Every degree Fahrenheit you lower the thermostat equates to 1 percent less energy use, which amounts to considerable savings over the course of a year. When used correctly, programmable thermostats reduce heating and cooling bills by 10 to 30 percent. Of course, the same result can be achieved by manually adjusting your thermostats to coincide with your activities, just make sure you remember to do it!

3. Low-flow water hardware

With the current focus on carbon emissions and climate change, we typically equate environmental stability to lower energy use, but fresh water shortage is an equal threat. Installing low-flow hardware for toilets and showers, particularly in drought prone areas, is an inexpensive and easy way to cut water consumption by 50 percent and save as much as $145 per year.

Older toilets use up to 6 gallons of water per flush, the equivalent of an astounding 20.1 gallons per person each day. This makes them the biggest consumer of indoor water. New low-flow toilets are standardized at 1.6 gallons per flush and can save more than 20,000 gallons a year in a 4-member household.

Similarly, low-flow shower heads can decrease water consumption by 40 percent or more while also lowering water heating bills and reducing CO2 emissions. Unlike early versions, new low-flow models are equipped with excellent pressure technology so your shower will be no less satisfying.

4. Energy efficient light bulbs

An average household dedicates about 5 percent of its energy use to lighting, but this value is dropping thanks to new lighting technology. Incandescent bulbs are quickly becoming a thing of the past. These inefficient light sources give off 90 percent of their energy as heat which is not only impractical from a lighting standpoint, but also raises energy bills even further during hot weather.

New LED and compact fluorescent options are far more efficient and longer lasting. Though the upfront costs are higher, the long term environmental and financial benefits are well worth it. Energy efficient light bulbs use as much as 80 percent less energy than traditional incandescent and last 3 to 25 times longer producing savings of about $6 per year per bulb.

5. Installing solar panels

Adding solar panels may not be the easiest, or least expensive, sustainability upgrade for your home, but it will certainly have the greatest impact on both your energy bills and your environmental footprint. Installing solar panels can run about $15,000 – $20,000 upfront, though a number of government incentives are bringing these numbers down. Alternatively, panels can also be leased for a much lower initial investment.

Once operational, a solar system saves about $600 per year over the course of its 25 to 30-year lifespan, and this figure will grow as energy prices rise. Solar installations require little to no maintenance and increase the value of your home.

From an environmental standpoint, the average five-kilowatt residential system can reduce household CO2 emissions by 15,000 pounds every year. Using your solar system to power an electric vehicle is the ultimate sustainable solution serving to reduce total CO2 emissions by as much as 70%!
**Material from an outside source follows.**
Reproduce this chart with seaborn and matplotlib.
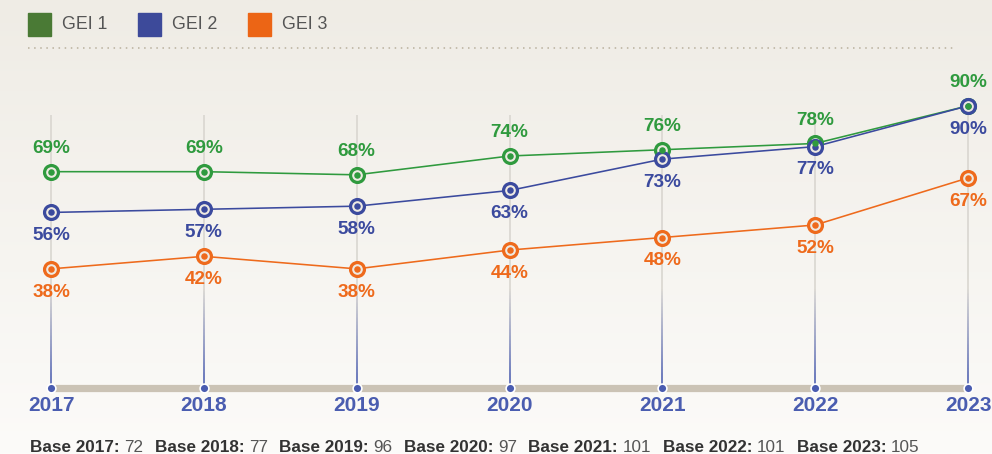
import numpy as np
import pandas as pd
import matplotlib
matplotlib.use("Agg")
import matplotlib.pyplot as plt
from matplotlib.collections import LineCollection
from matplotlib.patches import Rectangle
from matplotlib.colors import to_rgb
import seaborn as sns

# ---- data ----
years = ["2017", "2018", "2019", "2020", "2021", "2022", "2023"]
series_names = ["GEI 1", "GEI 2", "GEI 3"]
gei1 = [69, 69, 68, 74, 76, 78, 90]
gei2 = [56, 57, 58, 63, 73, 77, 90]
gei3 = [38, 42, 38, 44, 48, 52, 67]
bases = [72, 77, 96, 97, 101, 101, 105]

line_colors = {"GEI 1": "#2f9a3e", "GEI 2": "#3b4a9e", "GEI 3": "#ee6a1c"}
legend_colors = {"GEI 1": "#4a7a35", "GEI 2": "#3d4a9a", "GEI 3": "#ec6515"}
label_side = {"GEI 1": 1, "GEI 2": -1, "GEI 3": -1}

df = pd.DataFrame({
    "x": list(range(len(years))) * 3,
    "value": gei1 + gei2 + gei3,
    "series": [s for s in series_names for _ in years],
})

sns.set_theme(style="white")
plt.rcParams["font.family"] = ["Liberation Sans", "DejaVu Sans"]

W, H = 992, 454
fig = plt.figure(figsize=(W / 100, H / 100), dpi=100)
ax = fig.add_axes([0, 0, 1, 1])
ax.set_xlim(-0.3337, 6.157)
ax.set_ylim(-21.05, 123.76)
ax.axis("off")

# soft vertical background gradient
top_c = np.array(to_rgb("#efece5"))
bot_c = np.array(to_rgb("#fcfbf9"))
t = np.linspace(0, 1, 256)[:, None]
grad = top_c[None, :] * (1 - t) + bot_c[None, :] * t
ax.imshow(grad[:, None, :].repeat(2, axis=1), extent=[0, 1, 0, 1],
          transform=ax.transAxes, aspect="auto", zorder=0)

def fx(px):
    return px / W

def fy(py):
    return 1 - py / H

# legend row
lx = [28, 138, 248]
for name, x0 in zip(series_names, lx):
    fig.patches.append(Rectangle((fx(x0), fy(36)), 23 / W, 23 / H,
                                 transform=fig.transFigure,
                                 color=legend_colors[name], zorder=3))
    fig.text(fx(x0 + 34), fy(24.5), name, fontsize=12.8, color="#555555",
             va="center", ha="left")
fig.add_artist(plt.Line2D([fx(28), fx(955)], [fy(48), fy(48)],
                          transform=fig.transFigure, color="#b8b09c",
                          lw=1.1, linestyle=(0, (1, 3))))

# vertical guide lines, fading from grey into blue toward the baseline
grey = np.array(to_rgb("#d9d6d0"))
blue = np.array(to_rgb("#5566b3"))
for i in range(len(years)):
    top = max(87, gei1[i], gei2[i])
    ys = np.linspace(top, 0, 200)
    segs = [[(i, ys[k]), (i, ys[k + 1])] for k in range(len(ys) - 1)]
    cols = []
    for k in range(len(ys) - 1):
        v = ys[k]
        f = np.clip((32 - v) / 28, 0, 1)
        cols.append(grey * (1 - f) + blue * f)
    ax.add_collection(LineCollection(segs, colors=cols, linewidths=1.2, zorder=1))

# baseline bar with year dots
ax.plot([0, len(years) - 1], [0, 0], color="#cbc3b5", lw=5.2,
        solid_capstyle="butt", zorder=2)
ax.scatter(range(len(years)), [0] * len(years), s=40, color="#4a5cb0",
           edgecolor="white", linewidth=1.2, zorder=3)
for i, y in enumerate(years):
    ax.text(i, -5.6, y, ha="center", va="center", fontsize=15,
            fontweight="bold", color="#4a5db0")

# series lines
sns.lineplot(data=df, x="x", y="value", hue="series", palette=line_colors,
             hue_order=series_names, linewidth=1.15, legend=False, ax=ax,
             zorder=4)

# ring markers: all rings first, then the centre dots (GEI 1 last)
for name in series_names:
    sub = df[df["series"] == name]
    ax.scatter(sub["x"], sub["value"], s=100, facecolor="#eeeae2",
               edgecolor=line_colors[name], linewidth=2.3, zorder=5)
for name in ["GEI 3", "GEI 2", "GEI 1"]:
    sub = df[df["series"] == name]
    ax.scatter(sub["x"], sub["value"], s=22, color=line_colors[name],
               linewidth=0, zorder=6)

# value labels
for name in series_names:
    sub = df[df["series"] == name]
    for x, v in zip(sub["x"], sub["value"]):
        ax.annotate(f"{v}%", (x, v), xytext=(0, 16.8 * label_side[name]),
                    textcoords="offset points", ha="center", va="center",
                    fontsize=13.6, fontweight="bold", color=line_colors[name],
                    zorder=7)

# base counts footer
fig.canvas.draw()
renderer = fig.canvas.get_renderer()
xpos = fx(30)
for y, b in zip(years, bases):
    t1 = fig.text(xpos, fy(447), f"Base {y}:", fontsize=12.3,
                  fontweight="bold", color="#333333", va="center", ha="left")
    bb = t1.get_window_extent(renderer)
    xpos = bb.x1 / W + 4.5 / W
    t2 = fig.text(xpos, fy(447), f"{b}", fontsize=12.3, color="#555555",
                  va="center", ha="left")
    bb = t2.get_window_extent(renderer)
    xpos = bb.x1 / W + 11.5 / W

fig.savefig("out.png", dpi=100)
These days, being environmentally responsible is the hallmark of a good global citizen and it need not require major sacrifices in regards to your lifestyle or your wallet. In fact, increasing your home’s sustainability is apt to make your residence more livable and save you money in the long run. The five projects listed here are just a few of the easy ways to reduce both your environmental footprint and your energy bills. So, give one or more of them a try; with a small budget and a little know-how, there is no reason you can’t start today.